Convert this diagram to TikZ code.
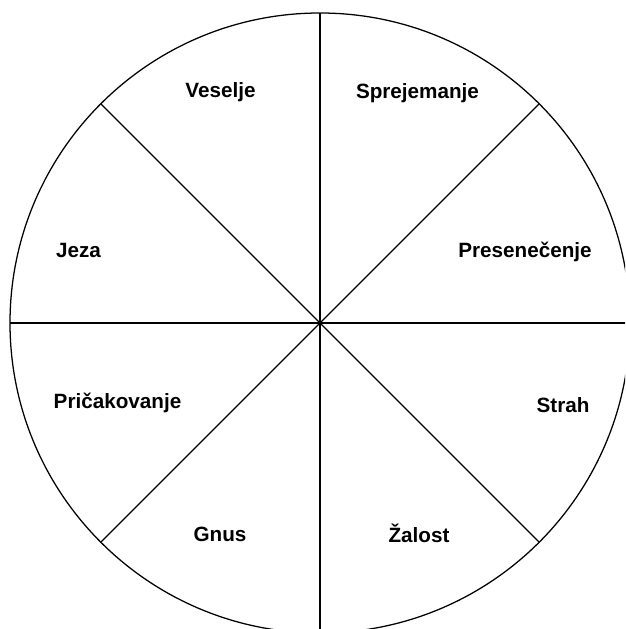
\documentclass[tikz,border=0pt]{standalone}
\usepackage{fontspec}
\setmainfont{Liberation Sans}
\usetikzlibrary{positioning}
\tikzset{
  wheelline/.style={line width=0.9pt, black},
  emolabel/.style={font=\bfseries\fontsize{14.7}{17}\selectfont, anchor=base, inner sep=0pt}
}

\begin{document}
\begin{tikzpicture}[x=0.025cm, y=-0.025cm]
  \useasboundingbox (0,0) rectangle (625,629);
  \clip (0,0) rectangle (625,629);
  \coordinate (c) at (320,323);
  \draw[wheelline] (c) circle[radius=310];
  \draw[wheelline] (c) -- ++(0,-310);
  \draw[wheelline] (c) -- ++(0,310);
  \draw[wheelline] (c) -- ++(-310,0);
  \draw[wheelline] (c) -- ++(310,0);
  \draw[wheelline] (c) -- ++(219.2,-219.2);
  \draw[wheelline] (c) -- ++(-219.2,-219.2);
  \draw[wheelline] (c) -- ++(219.2,219.2);
  \draw[wheelline] (c) -- ++(-219.2,219.2);
  \node[emolabel] (veselje) at (220.5,98) {Veselje};
  \node[emolabel] (sprejemanje) at (417.5,99) {Sprejemanje};
  \node[emolabel] (jeza) at (78.5,257) {Jeza};
  \node[emolabel] (presenecenje) at (525,257) {Presenečenje};
  \node[emolabel] (pricakovanje) at (117.5,408) {Pričakovanje};
  \node[emolabel] (strah) at (563,412) {Strah};
  \node[emolabel] (gnus) at (220,541) {Gnus};
  \node[emolabel] (zalost) at (419,542) {Žalost};
\end{tikzpicture}
\end{document}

-*-

#### [SHORT TASK]
Images should not appear in the copy; retype the listing above exactly.

#### [SOLUTION TO THIS EXERCISE]
Convert this diagram to TikZ code.
\documentclass[tikz,border=0pt]{standalone}
\usepackage{fontspec}
\setmainfont{Liberation Sans}
\usetikzlibrary{positioning}
\tikzset{
  wheelline/.style={line width=0.9pt, black},
  emolabel/.style={font=\bfseries\fontsize{14.7}{17}\selectfont, anchor=base, inner sep=0pt}
}

\begin{document}
\begin{tikzpicture}[x=0.025cm, y=-0.025cm]
  \useasboundingbox (0,0) rectangle (625,629);
  \clip (0,0) rectangle (625,629);
  \coordinate (c) at (320,323);
  \draw[wheelline] (c) circle[radius=310];
  \draw[wheelline] (c) -- ++(0,-310);
  \draw[wheelline] (c) -- ++(0,310);
  \draw[wheelline] (c) -- ++(-310,0);
  \draw[wheelline] (c) -- ++(310,0);
  \draw[wheelline] (c) -- ++(219.2,-219.2);
  \draw[wheelline] (c) -- ++(-219.2,-219.2);
  \draw[wheelline] (c) -- ++(219.2,219.2);
  \draw[wheelline] (c) -- ++(-219.2,219.2);
  \node[emolabel] (veselje) at (220.5,98) {Veselje};
  \node[emolabel] (sprejemanje) at (417.5,99) {Sprejemanje};
  \node[emolabel] (jeza) at (78.5,257) {Jeza};
  \node[emolabel] (presenecenje) at (525,257) {Presenečenje};
  \node[emolabel] (pricakovanje) at (117.5,408) {Pričakovanje};
  \node[emolabel] (strah) at (563,412) {Strah};
  \node[emolabel] (gnus) at (220,541) {Gnus};
  \node[emolabel] (zalost) at (419,542) {Žalost};
\end{tikzpicture}
\end{document}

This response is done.